The original European Strategy for a better internet for our children

Children need quality content online, as well as the skills and tools to use the internet safely. Today, children in Europe are using multiple devices to go online, and they are doing so at younger and younger ages. Some children even start to use the Internet before being able to read or write. Despite this, many young children say there are not enough good things for them to do online.  

There is no doubt that in today's environment children need the skills and tools for using the internet safely and responsibly. 

Back in 2012, the European Commission set out its original European Strategy for a better internet for children. The strategy aimed to give children the digital skills and tools they need to fully and safely benefit from what the internet has to offer. It also aimed to unlock the potential of the market for interactive, creative and educational online content.

The strategy proposed a series of actions grouped towards the following goals:

  • stimulating the production of creative and educational online content for children as well as promoting positive online experiences for young children;
  • scaling up awareness and empowerment including the teaching of digital literacy and online safety in all EU schools;
  • creating a safe environment for children through age-appropriate privacy settings, wider use of parental controls and age rating and content classification;
  • combating child sexual abuse material online and child sexual exploitation.

The strategy brings together the European Commission, EU countries, mobile phone operators, handset manufacturers and providers of social networking services to deliver concrete solutions for a better Internet for children.

The Commission carries out its tasks in regards to the strategy mainly through the implementation of the Connecting Europe Facility, the instrument for co-funding the digital service infrastructure.

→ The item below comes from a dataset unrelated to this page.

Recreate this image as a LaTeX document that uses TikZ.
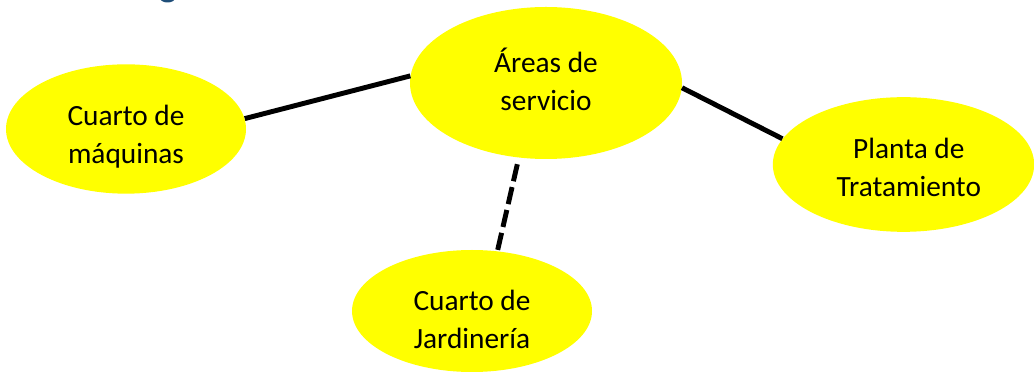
\documentclass[tikz,border=0pt]{standalone}
\usepackage{fontspec}
\setmainfont{Carlito}
\usetikzlibrary{shapes.geometric}
\definecolor{headblue}{HTML}{1F4E79}
\definecolor{bubbleyellow}{RGB}{255,255,0}

\begin{document}
\begin{tikzpicture}[x=0.75pt,y=-0.75pt,
    bubble/.style={ellipse,fill=bubbleyellow,inner sep=0pt},
    bubbletext/.style={align=center,inner sep=0pt,font=\fontsize{22}{28.5}\selectfont},
    link/.style={line width=3.7pt}]
    \useasboundingbox (0,0) rectangle (1034,373);
    \clip (0,0) rectangle (1034,373);
    \fill[headblue] (167.5,-2) ellipse (7.5 and 4.5);
    \node[bubble,minimum width=180pt,minimum height=97pt] (maq) at (126,129) {};
    \node[bubble,minimum width=204pt,minimum height=114pt] (areas) at (546,83) {};
    \node[bubble,minimum width=196pt,minimum height=101pt] (planta) at (903.5,164.5) {};
    \node[bubble,minimum width=180pt,minimum height=91.5pt] (jard) at (472,311) {};
    \node[bubbletext] (maqtext) at ([yshift=-6pt]maq.center) {Cuarto de\\máquinas};
    \node[bubbletext] (areastext) at ([yshift=3pt]areas.center) {Áreas de\\servicio};
    \node[bubbletext] (plantatext) at ([xshift=4pt,yshift=-2pt]planta.center) {Planta de\\Tratamiento};
    \node[bubbletext] (jardtext) at ([yshift=-6pt]jard.center) {Cuarto de\\Jardinería};
    \draw[link] (maq.5.4) -- (areas.177.8);
    \draw[link] (areas.-2.1) -- (planta.168.2);
    \draw[link,dash pattern=on 13.1pt off 4.5pt,shorten <=5pt] (areas.250.7) -- (jard.67);
\end{tikzpicture}
\end{document}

Other programmes such as Horizon also contribute to the implementation of the Strategy. In the future, actions will be funded through the Digital Europe Programme.

The European strategy has influenced national policies in most EU countries. Each year, various actions and campaigns under the Strategy reach thousands of schools and young people but also parents and teachers. Around 1,000 youth events took place in 2019 and 2020, and more than 2,000 new resources were created on topics such as fake news, cyberbullying, privacy concerns, grooming, exposure to harmful content, and cyber hygiene.

Through Helplines, also funded under the Strategy, 63,000 children, parents and teachers got advice and guidance in 2020. It is estimated that in 2019 and 2020 around 61 million people in the EU were reached through different activities, especially around the EU’s yearly Safer Internet Day, which in 2021 was celebrated in around 200 countries and territories globally.

The original strategy document was available in 22 official languages.